Allora Forza Italia si schierò per il no, insieme a Fratelli d’Italia e alla Lega. Il partito venne schierato su una posizione contraria direttamente dal suo leader, Silvio Berlusconi, che addusse due ragioni: la prima era che con la riforma «le decisioni sull’utilizzo del fondo verranno prese a maggioranza dagli Stati. Il che vuol dire che i soldi versati dall’Italia potranno essere utilizzati altrove anche contro la volontà italiana». La seconda era che col nuovo Mes «il Parlamento europeo non avrà alcun potere di controllo e la Commissione europea sarà chiamata a svolgere un ruolo puramente notarile».

Come avevamo verificato allora, queste due ragioni erano però infondate.

La riforma del Mes non va a modificare i meccanismi di voto per l’erogazione dei prestiti agli Stati.
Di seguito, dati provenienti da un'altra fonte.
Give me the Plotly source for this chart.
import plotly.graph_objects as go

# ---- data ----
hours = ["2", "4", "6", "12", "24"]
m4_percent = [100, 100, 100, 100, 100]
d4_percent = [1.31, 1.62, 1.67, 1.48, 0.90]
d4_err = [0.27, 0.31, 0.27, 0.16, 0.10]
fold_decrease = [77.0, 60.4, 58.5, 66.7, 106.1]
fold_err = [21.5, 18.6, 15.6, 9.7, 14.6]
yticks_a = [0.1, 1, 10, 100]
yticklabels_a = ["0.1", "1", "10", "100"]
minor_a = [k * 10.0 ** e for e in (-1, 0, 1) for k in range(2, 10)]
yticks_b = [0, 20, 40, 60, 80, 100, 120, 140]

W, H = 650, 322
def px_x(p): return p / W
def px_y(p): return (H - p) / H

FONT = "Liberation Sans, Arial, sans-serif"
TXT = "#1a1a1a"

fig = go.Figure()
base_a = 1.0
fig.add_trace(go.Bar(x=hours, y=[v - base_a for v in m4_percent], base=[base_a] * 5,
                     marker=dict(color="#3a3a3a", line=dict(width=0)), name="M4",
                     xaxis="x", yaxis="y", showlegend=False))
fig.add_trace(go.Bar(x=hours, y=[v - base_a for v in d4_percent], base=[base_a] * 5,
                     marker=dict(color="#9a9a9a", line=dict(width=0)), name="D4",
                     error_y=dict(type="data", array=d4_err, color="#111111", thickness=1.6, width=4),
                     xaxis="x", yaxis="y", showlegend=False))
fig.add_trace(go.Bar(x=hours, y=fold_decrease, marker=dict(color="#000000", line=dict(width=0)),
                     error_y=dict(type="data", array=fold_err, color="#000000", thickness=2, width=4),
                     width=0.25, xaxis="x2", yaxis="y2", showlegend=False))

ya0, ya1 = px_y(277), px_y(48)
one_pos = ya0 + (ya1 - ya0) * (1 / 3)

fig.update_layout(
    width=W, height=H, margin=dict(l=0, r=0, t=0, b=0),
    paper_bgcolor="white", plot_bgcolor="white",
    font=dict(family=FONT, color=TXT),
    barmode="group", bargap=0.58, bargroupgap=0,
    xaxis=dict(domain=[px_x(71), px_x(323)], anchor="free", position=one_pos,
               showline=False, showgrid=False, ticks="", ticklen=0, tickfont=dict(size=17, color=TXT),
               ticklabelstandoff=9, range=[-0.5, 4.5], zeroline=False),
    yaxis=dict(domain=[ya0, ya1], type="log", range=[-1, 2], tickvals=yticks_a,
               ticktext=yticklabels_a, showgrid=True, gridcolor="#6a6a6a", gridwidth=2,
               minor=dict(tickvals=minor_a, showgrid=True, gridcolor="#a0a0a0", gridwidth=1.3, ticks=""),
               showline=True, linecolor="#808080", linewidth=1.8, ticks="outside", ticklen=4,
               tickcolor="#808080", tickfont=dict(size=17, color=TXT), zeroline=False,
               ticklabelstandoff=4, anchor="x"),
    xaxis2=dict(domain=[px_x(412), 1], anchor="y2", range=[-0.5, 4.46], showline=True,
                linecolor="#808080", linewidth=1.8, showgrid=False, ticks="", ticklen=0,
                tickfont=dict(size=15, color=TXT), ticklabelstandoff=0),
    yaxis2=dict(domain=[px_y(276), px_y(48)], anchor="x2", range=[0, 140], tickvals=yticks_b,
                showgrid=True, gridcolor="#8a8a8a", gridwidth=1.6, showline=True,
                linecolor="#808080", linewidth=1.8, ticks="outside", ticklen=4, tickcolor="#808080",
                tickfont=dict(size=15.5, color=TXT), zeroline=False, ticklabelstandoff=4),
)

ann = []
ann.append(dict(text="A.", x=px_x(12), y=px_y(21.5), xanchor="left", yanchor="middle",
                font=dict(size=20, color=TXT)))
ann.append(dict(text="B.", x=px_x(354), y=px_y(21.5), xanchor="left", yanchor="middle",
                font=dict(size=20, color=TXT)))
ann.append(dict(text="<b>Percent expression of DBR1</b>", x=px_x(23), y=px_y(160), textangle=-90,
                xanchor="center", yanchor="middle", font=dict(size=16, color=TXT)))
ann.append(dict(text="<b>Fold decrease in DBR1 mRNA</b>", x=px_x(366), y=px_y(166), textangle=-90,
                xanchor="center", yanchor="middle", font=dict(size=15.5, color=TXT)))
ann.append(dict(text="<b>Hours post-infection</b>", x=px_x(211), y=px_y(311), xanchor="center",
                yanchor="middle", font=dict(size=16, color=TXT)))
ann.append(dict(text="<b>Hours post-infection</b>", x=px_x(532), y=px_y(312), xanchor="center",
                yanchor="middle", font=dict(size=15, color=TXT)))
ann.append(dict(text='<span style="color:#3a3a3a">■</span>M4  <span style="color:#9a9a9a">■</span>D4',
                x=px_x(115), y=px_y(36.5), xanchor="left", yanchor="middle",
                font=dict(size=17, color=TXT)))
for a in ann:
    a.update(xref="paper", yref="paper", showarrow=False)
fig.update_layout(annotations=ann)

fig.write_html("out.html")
Le decisioni vengono prese normalmente “per consenso”, cioè senza che nessuno Stato si esprima in senso contrario (il che dà a tutti i 19 Paesi dell’area euro un diritto di veto). In caso di emergenza poi le decisioni vengono prese con una maggioranza dell’85 per cento, ma visto che l’Italia ha il 17 per cento abbondante dei voti anche in questo caso avrebbe un diritto di veto. Insomma non c’è pericolo che i soldi del Mes – versati dall’Italia o meno – vengano usati contro la volontà italiana.

In secondo luogo è vero che il Parlamento europeo non ha poteri di controllo, ma questa non è una novità della riforma, era così anche in precedenza. È poi vero che il Mes aumenti il proprio peso decisionale, ma la Commissione mantiene vasti poteri sostanziali. Dunque è fortemente esagerato attribuirle «un ruolo puramente notarile».

In conclusione

Il 27 gennaio si è concluso il percorso di riforma del Mes all’interno delle istituzioni dell’Unione europea, con l’approvazione da parte dei rappresentanti dei 19 Stati membri dell’area euro. Ora la parola passa ai Parlamenti nazionali che dovranno ratificare l’accordo, che quindi entrerà in vigore quando sarà ratificato da tutti gli organi legislativi dei 19 Stati.

Le principali novità della riforma sono cinque e riguardano la funzione di “backstop” che il Mes avrà nei confronti del Fondo di risoluzione unico (Fsr), il maggior ruolo del Mes nella concessione e gestione dei prestiti, la revisione di alcuni strumenti del Mes, il ruolo del Mes di mediatore tra Stati e investitori privati in caso di ristrutturazione del debito e, infine, la modifica delle clausole di azione collettiva (Cac) dei titoli del debito degli Stati dell’area euro, da maggioranza doppia a singola.

Non è vero, come abbiamo visto, che con la riforma l’Italia corra il rischio di non avere un potere di veto sulla concessione dei prestiti ed è fortemente esagerato sostenere che la Commissione venga ridotta a «un ruolo puramente notarile». Ragioni, queste, addotte da Berlusconi per motivare la contrarietà di Forza Italia alla riforma a fine 2020.